Что такое армейская служба? Срочная форма небытия? А может быть, это жизнь донашивает мужчину вприбавок к девяти месяцам, проведенным в материнском чреве? Из городка нашего мало кто не служил, и всяк привозил из армии свое: одни – желтуху, другие – бравые наколки и все – нескончаемые байки. А вот Серый вернулся молчуном – ничего мы и по сей день не знаем, что испытал он в эти два года. Дембельскую «парадку» его украшали три сержантские нашивки и две за ранения, на груди светилась медаль «За отвагу». Форма лопалась на его возмужавшем теле, а лицо посуровело…

В тот день он сидел за столом и молчал. Мамка, охая, кружилась по кухне, тыкалась во все слепыми руками и уже разбила одну тарелку. Батянька обмяк на диване, сопел, держа на руках Серегин китель с медалью.

– Что ж не отписал-то? – попрекнул он сына, благоговейно трогая нашивки. – Покажи хоть, куда тебя…

– Потом.

Батянька встал и двинулся к буфету…

– Погоди, бать, не пей до гостей.

– Да… не буду, – смутился старик. И улыбнулся, переменяя тему: – Слышь, Андрюха-то наш в штурмана вышел. Пишет – жениться он думает.

– Молодец, – усмехнулся Серега. – В гости не собирается?

– Да, жди его… – Батянька на мгновение помрачнел, а потом вдруг улыбнулся: – Слышь, а пиджак-то его так и висит – хошь померить?

– А ну, давай, – Серый поднялся, громыхнув стулом.
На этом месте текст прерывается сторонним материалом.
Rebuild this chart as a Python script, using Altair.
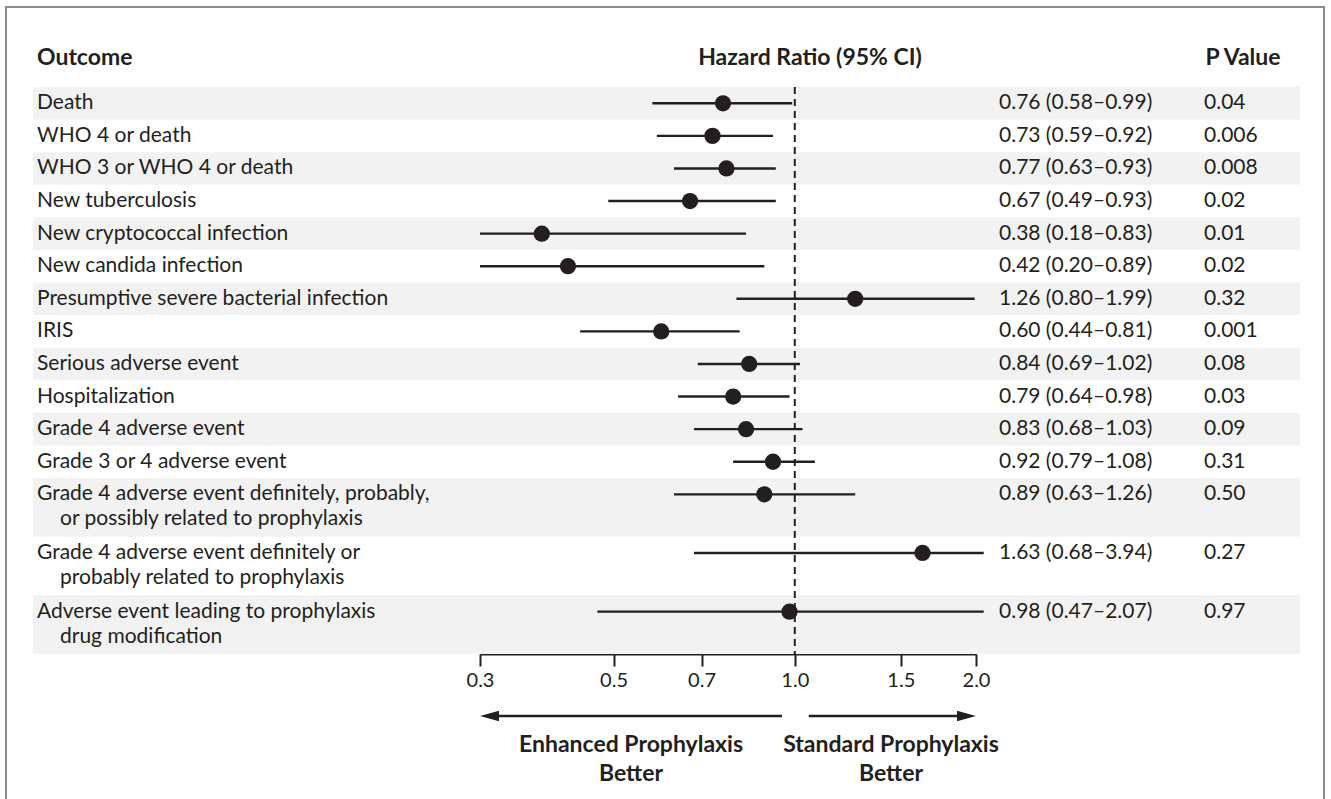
import altair as alt
import pandas as pd

# ---------------- data ----------------
outcome_line1 = [
    "Death",
    "WHO 4 or death",
    "WHO 3 or WHO 4 or death",
    "New tuberculosis",
    "New cryptococcal infection",
    "New candida infection",
    "Presumptive severe bacterial infection",
    "IRIS",
    "Serious adverse event",
    "Hospitalization",
    "Grade 4 adverse event",
    "Grade 3 or 4 adverse event",
    "Grade 4 adverse event definitely, probably,",
    "Grade 4 adverse event definitely or",
    "Adverse event leading to prophylaxis",
]
outcome_line2 = [
    "", "", "", "", "", "", "", "", "", "", "", "",
    "or possibly related to prophylaxis",
    "probably related to prophylaxis",
    "drug modification",
]
hazard_ratio = [0.76, 0.73, 0.77, 0.67, 0.38, 0.42, 1.26, 0.60, 0.84, 0.79, 0.83, 0.92, 0.89, 1.63, 0.98]
ci_low = [0.58, 0.59, 0.63, 0.49, 0.18, 0.20, 0.80, 0.44, 0.69, 0.64, 0.68, 0.79, 0.63, 0.68, 0.47]
ci_high = [0.99, 0.92, 0.93, 0.93, 0.83, 0.89, 1.99, 0.81, 1.02, 0.98, 1.03, 1.08, 1.26, 3.94, 2.07]
p_values = ["0.04", "0.006", "0.008", "0.02", "0.01", "0.02", "0.32", "0.001", "0.08", "0.03",
            "0.09", "0.31", "0.50", "0.27", "0.97"]
tick_values = [0.3, 0.5, 0.7, 1.0, 1.5, 2.0]

# ---------------- layout ----------------
FONT = "Lato"
INK = "#231f20"
W, H = 1267, 567
ROW_UNITS = [1.8 if l2 else 1.0 for l2 in outcome_line2]
TOTAL_UNITS = sum(ROW_UNITS)

tops, t = [], 0.0
for u in ROW_UNITS:
    tops.append(t)
    t += u

df = pd.DataFrame({
    "outcome": outcome_line1,
    "line2": outcome_line2,
    "hr": hazard_ratio,
    "lo": ci_low,
    "hi": ci_high,
    "p": p_values,
})
df["top"] = tops
df["bottom"] = [a + u for a, u in zip(tops, ROW_UNITS)]
df["y1"] = df["top"] + 0.5
df["y2"] = df["top"] + 0.5 + 0.77
df["shaded"] = [i % 2 == 0 for i in range(len(df))]
df["ci"] = [f"{h:.2f} ({l:.2f}\u2013{u:.2f})" for h, l, u in zip(hazard_ratio, ci_low, ci_high)]

xscale = alt.Scale(type="log", domain=[0.3, 2.0], range=[447, 943], nice=False)
yscale = alt.Scale(domain=[0, TOTAL_UNITS], reverse=True, nice=False, zero=False)
xaxis = alt.Axis(
    values=tick_values, format=".1f", title=None, grid=False,
    tickSize=12, tickWidth=2, tickColor=INK, domainColor=INK, domainWidth=2,
    labelFont=FONT, labelFontSize=20, labelColor=INK, labelPadding=4,
    labelFlush=False, labelOverlap=False,
)

dummy = pd.DataFrame({"k": [0]})

frame = alt.Chart(dummy).mark_rect(fill="white", fillOpacity=0, stroke="#8c8c8c", strokeWidth=2).encode(
    x=alt.value(-27), x2=alt.value(1291), y=alt.value(-80), y2=alt.value(900)
)

bands = alt.Chart(df).transform_filter("datum.shaded").mark_rect(color="#f2f2f2").encode(
    y=alt.Y("top:Q", scale=yscale, axis=None),
    y2="bottom:Q",
    x=alt.value(0), x2=alt.value(W),
)

ref = alt.Chart(pd.DataFrame({"one": [1.0]})).mark_rule(
    color=INK, strokeWidth=2, strokeDash=[7, 5]
).encode(
    x=alt.X("one:Q", scale=xscale, axis=xaxis),
    y=alt.value(0), y2=alt.value(H),
)

base = alt.Chart(df).transform_calculate(
    lo_c="max(datum.lo, 0.3)", hi_c="min(datum.hi, 2.06)"
)

ci_lines = base.mark_rule(color=INK, strokeWidth=2.4).encode(
    x=alt.X("lo_c:Q", scale=xscale, axis=xaxis),
    x2="hi_c:Q",
    y=alt.Y("y1:Q", scale=yscale, axis=None),
)

dots = base.mark_circle(color=INK, opacity=1, size=265).encode(
    x=alt.X("hr:Q", scale=xscale, axis=xaxis),
    y=alt.Y("y1:Q", scale=yscale, axis=None),
)

txt = dict(font=FONT, fontSize=21, color=INK, baseline="middle")

lab1 = alt.Chart(df).mark_text(align="left", **txt).encode(
    x=alt.value(4), y=alt.Y("y1:Q", scale=yscale, axis=None), text="outcome:N"
)
lab2 = alt.Chart(df).transform_filter("datum.line2 != ''").mark_text(align="left", **txt).encode(
    x=alt.value(27), y=alt.Y("y2:Q", scale=yscale, axis=None), text="line2:N"
)
ci_text = alt.Chart(df).mark_text(align="left", **txt).encode(
    x=alt.value(966), y=alt.Y("y1:Q", scale=yscale, axis=None), text="ci:N"
)
p_text = alt.Chart(df).mark_text(align="left", **txt).encode(
    x=alt.value(1171), y=alt.Y("y1:Q", scale=yscale, axis=None), text="p:N"
)

hdr = dict(font=FONT, fontSize=23, fontWeight="bold", color=INK, baseline="middle")
h_out = alt.Chart(dummy).mark_text(align="left", text="Outcome", **hdr).encode(x=alt.value(4), y=alt.value(-29))
h_hr = alt.Chart(dummy).mark_text(align="center", text="Hazard Ratio (95% CI)", **hdr).encode(x=alt.value(777), y=alt.value(-29))
h_p = alt.Chart(dummy).mark_text(align="center", text="P Value", **hdr).encode(x=alt.value(1210), y=alt.value(-29))

arrows_df = pd.DataFrame({"x": [0.31, 1.055], "x2": [0.952, 1.95]})
arrows = alt.Chart(arrows_df).mark_rule(color=INK, strokeWidth=2.4).encode(
    x=alt.X("x:Q", scale=xscale, axis=xaxis), x2="x2:Q", y=alt.value(629)
)
head_l = alt.Chart(pd.DataFrame({"x": [0.3]})).mark_point(
    shape="M0,0L2,-0.55L2,0.55Z", filled=True, color=INK, opacity=1, size=361, strokeWidth=0
).encode(x=alt.X("x:Q", scale=xscale, axis=xaxis), y=alt.value(629))
head_r = alt.Chart(pd.DataFrame({"x": [2.0]})).mark_point(
    shape="M0,0L-2,-0.55L-2,0.55Z", filled=True, color=INK, opacity=1, size=361, strokeWidth=0
).encode(x=alt.X("x:Q", scale=xscale, axis=xaxis), y=alt.value(629))

blab = dict(font=FONT, fontSize=23, fontWeight="bold", color=INK, baseline="middle", align="center")
b1 = alt.Chart(dummy).mark_text(text="Enhanced Prophylaxis", **blab).encode(x=alt.value(598), y=alt.value(658))
b2 = alt.Chart(dummy).mark_text(text="Better", **blab).encode(x=alt.value(598), y=alt.value(687))
b3 = alt.Chart(dummy).mark_text(text="Standard Prophylaxis", **blab).encode(x=alt.value(858), y=alt.value(658))
b4 = alt.Chart(dummy).mark_text(text="Better", **blab).encode(x=alt.value(858), y=alt.value(687))

chart = alt.layer(
    frame, bands, ref, ci_lines, dots, lab1, lab2, ci_text, p_text,
    h_out, h_hr, h_p, arrows, head_l, head_r, b1, b2, b3, b4,
).properties(
    width=W, height=H,
    padding={"left": 33, "top": 87, "right": 31, "bottom": 145},
    autosize=alt.AutoSizeParams(type="none"),
    background="white",
).configure_view(stroke=None)

chart.save("out.html", embed_options={"renderer": "svg", "actions": False})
Американское сукно затрещало на могучих плечах.

– Сымай, не рви, – батянька счастливо засмеялся и похлопал сына по широкой спине. – Спортишь вещь заграничную.

Серега стянул с себя пиджак и встряхнул, разглядывая.

– А на что он мне теперь?.. – Лицо его тронула усмешка. – Ты, бать, лучше сделай из него чучело: ворон пугать в огороде.